Svend Bayer tea bowl

Svend Bayer tea bowl

Svend Bayer tea bowl - 4¼" (107 mm) diameter, 3⅜" (85 mm) high. 2002.

Bayer, Svend

Svend Bayer

Svend Bayer

Michael Cardew said of Svend Bayer "I speak of him with awe and fear. He is more than just a potter, he is a force of nature. Everything comes to him so easily. Now one could say 'ah, this kind of facility must be dangerous to his talent'. Then you can say the same about the infant Mozart. I'm not saying that Svend is Mozart. What I do say is that he is easily my best pupil and I believe that his extreme facility will be very useful to his talent." *

Strong words from Cardew, considering that music played a more important part in his life than pottery, and that he considered Mozart the supreme composer.

Svend Bayer is best known for his large garden pots, but also makes domestic wares. He uses a wood-fired, cross-draught, single-chamber 800 cu.ft. kiln, and is based in Sheepwash, Devon.

He was born of Swedish parents in Uganda in 1946, and came to England when he was sixteen. He studied at Exeter University from 1965 to 1968 and started working with Michael Cardew at Wenford Bridge in 1969. In 1972 he joined the Brannam Pottery where he worked as a thrower for a year. After travelling in the Far East, Asia and the U.S.A., he set up his workshop in Devon.

His work is sometimes plain, sometimes boldly decorated, often with large bird designs.

Svend is a member of the Gnarly Dudes group who exhibit annually at Powdermills Pottery in Dartmoor.

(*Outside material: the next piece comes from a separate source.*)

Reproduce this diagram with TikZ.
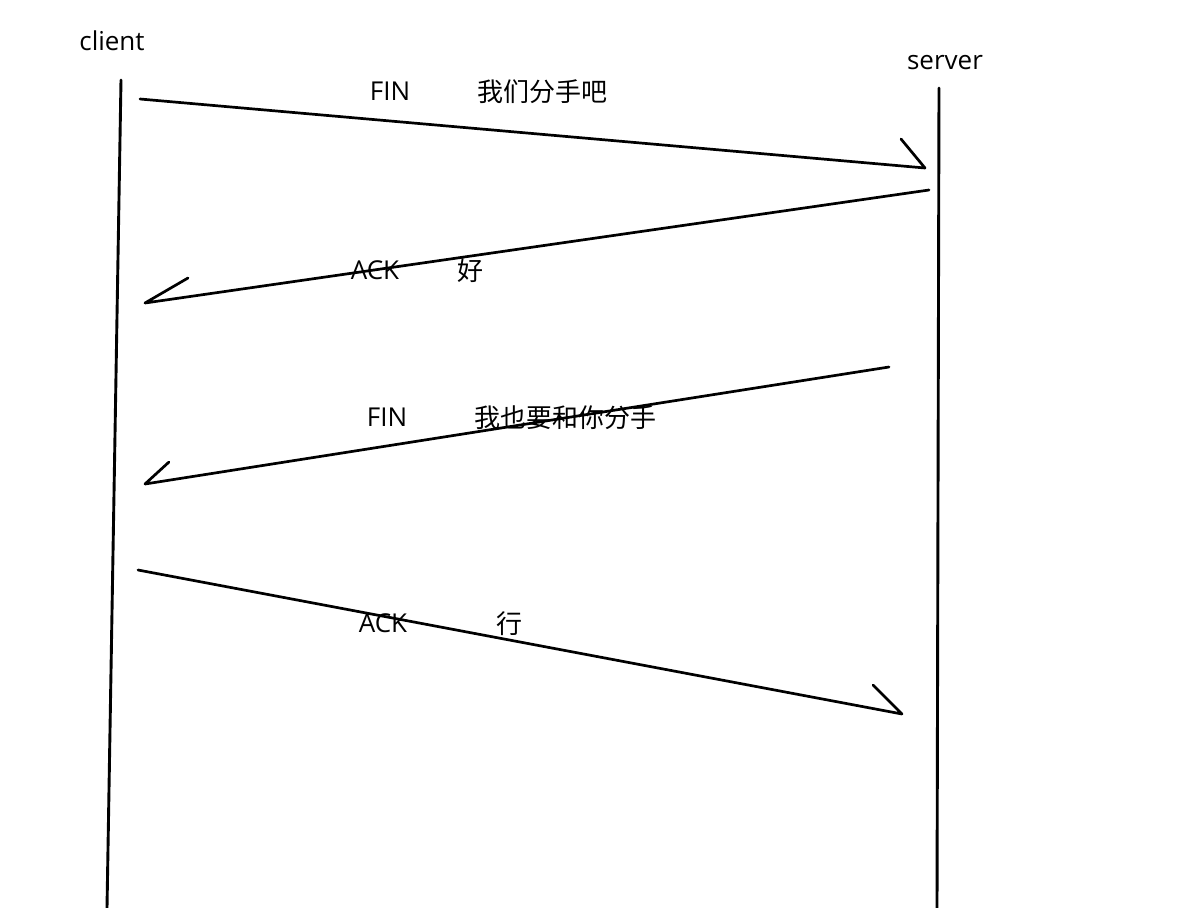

* Quoted from Michael Cardew, a portrait by Garth Clark


Gnarly Dudes

The Gnarly Dudes are five independent potters who share an interest in anagama firing.

Anagama kiln

Front of
an anagama kiln

Svend Bayer, Charles Bound, Nic Collins, Jon Fellows, Chuck Schwartz got together in 1997 to stage an exhibition of their anagama-fired work at Nic's Powdermills Pottery on Dartmoor in Devon. A brief description of anagama firing is necessary: An anagama kiln is wood-fired and based on the medieval Japanese kilns used at Bizen and Shigarki. The kiln is a tunnel, usually built on a bank, rising from the front to the back.

The chimney is at the back and the fire is at the front. The heat is drawn over the stacked pots, allowing smoke, ash and embers to freely come into contact with them. The pots themselves are not decorated prior to firing; the smoke, ash and embers interact with the clay to produce the beautiful gradations of colour and finish. Placement of the pots in the kiln is critical, as is the selection of wood and clay.

Inside an anagama kiln

Inside an anagama kiln - the depth is about
fifteen feet, the flue is at the back and the
fire is built right at the front

Recent research by Svend has shown that it is not essential for the chamber of the kiln to slope upwards towards the chimney, so long as the height of the chimney opening forms the correct angle with the fire.

The Gnarly Dudes exhibition is now an established annual event, and since Nic has moved to new premises in nearby Newton Abbot the show is now organised at Powdermill by Joss Hibbs who pots there. The gallery is a stone barn, originally used for making gunpowder.